AT&T (NYSE:T) took a big step toward cutting the cord on its pay-TV business. It's spinning off its DIRECTV, U-Verse, and AT&T TV businesses into a new company with private equity firm TPG. AT&T will retain 70% ownership of the new company, but it will get a much-needed cash infusion as part of the deal, valuing the business at $16.25 billion. It's not an ideal end result from AT&T's $67 billion DIRECTV acquisition from 2014, but it's necessary for AT&T to move forward.
Finally getting a deal done
AT&T has been under pressure to sell its pay-TV business ever since activist investor Elliott Management took a $3.2 billion position in the company in 2019. Elliott posited AT&T's acquisition strategy not only left it burdened with debt, but also caused distractions leading to operational underperformance.
CEO John Stankey has been divesting assets wherever there's an opportunity. He got rid of the company's anime streaming service Crunchyroll, some of its European media business, and its digital video distribution technology Quickplay, among other assets. But finding a buyer for the struggling pay-TV business proved difficult.

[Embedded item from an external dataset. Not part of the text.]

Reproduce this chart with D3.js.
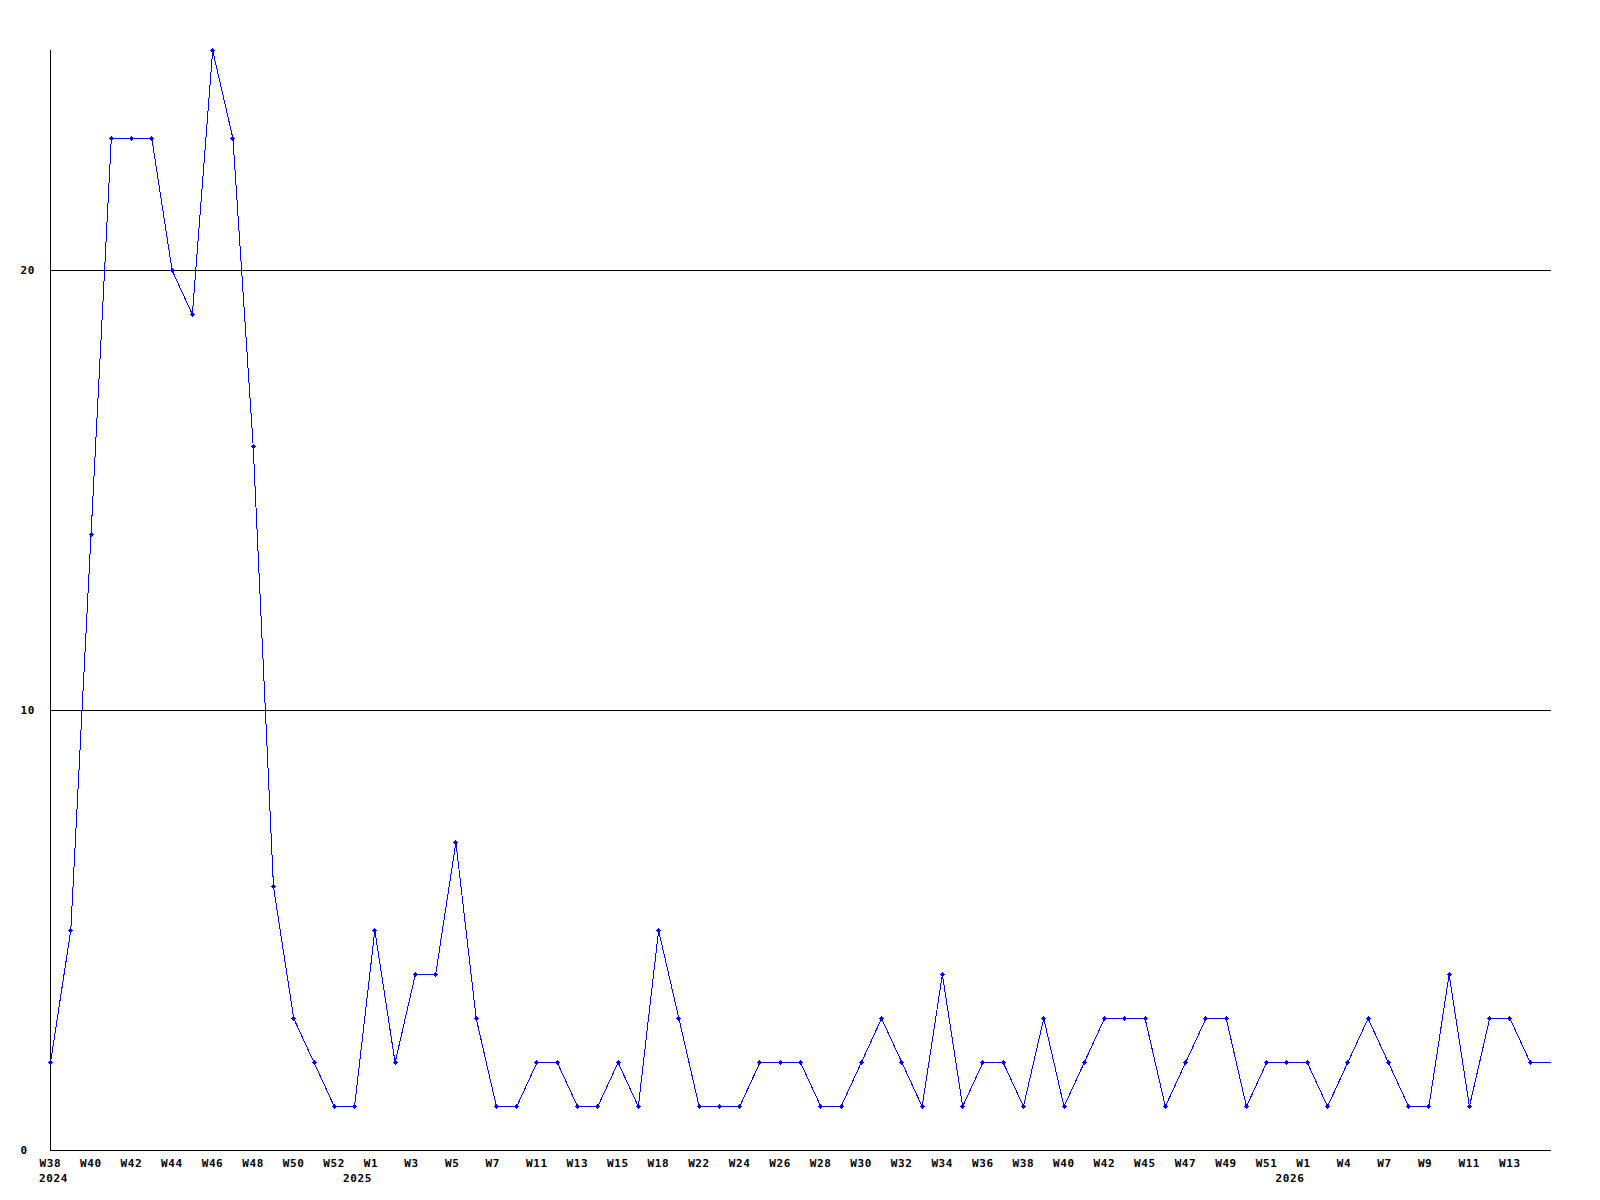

Stankey said AT&T explored "every possibility under the sun" to figure out what to do with its TV business. In the end, Stankey made the best deal available, even if it's not particularly appetizing. AT&T is selling a 30% stake in its entire portfolio of U.S. pay-TV services, including the digital-focused AT&T TV. It's keeping its Latin American satellite TV business.
The deal includes a cash investment from TPG of $1.8 billion, and the new DIRECTV will hold $6.2 billion in debt. That gives AT&T a cash infusion of $7.6 billion and it can move $200 million of debt to the new company's books.
Giving up more for less
It's worth noting the spinoff will include the entirety of AT&T's U.S. pay-TV portfolio: DIRECTV, U-Verse, and AT&T TV.
AT&T TV folded in its over-the-top video subscribers from DIRECTV Now, which became AT&T TV Now, before AT&T stopped selling it. And while the digitally distributed pay-TV service has been shedding subscribers alongside AT&T's satellite and U-Verse subscribers, management had previously said it's an important part of its overarching video strategy. The company planned to use a single technology back end for AT&T TV and HBO Max, leading to greater operating leverage for the services.
It looks like those plans are no longer in the cards, as AT&T had to give up the over-the-top service along with its traditional services to get a deal done. It's hard to fault TPG or any other investor for refusing to do a deal without it. Virtual multichannel video programming distributors (MVPDs) like AT&T TV hold the most promise in the pay-TV space, but even the most popular aren't immune to the overarching cord-cutting trend. With AT&T TV now part of the new DIRECTV spinoff, it complicates the matter of integrating the service with HBO Now.
AT&T needs the cash
AT&T remains committed to paying down its debt, but it also just committed $23 billion to the FCC for new spectrum licenses for its 5G network. It tapped Bank of America for a $15 billion loan to help pay for the spectrum, so the $7.8 billion net improvement coming to its balance sheet after the spinoff closes still won't even cover the new debt. AT&T will have to use its free cash flow to cover the excess, which means it may not de-lever at all this year.
Additionally, AT&T is investing in HBO Max, its premium streaming service. Management plans to expand the service to Latin America later this year, and it's also increasing content investments. At its 2019 investor day, management said it expects to spend an extra $2.5 billion on HBO Max in 2021 and lose $1 billion. The algebra may have changed this year, after AT&T made the decision to release its entire WarnerMedia film slate directly to HBO Max.
But the wireless business and HBO Max are the focus of the company going forward. And with the pay-TV business mostly out of the picture, management can actually provide the attention those two products require.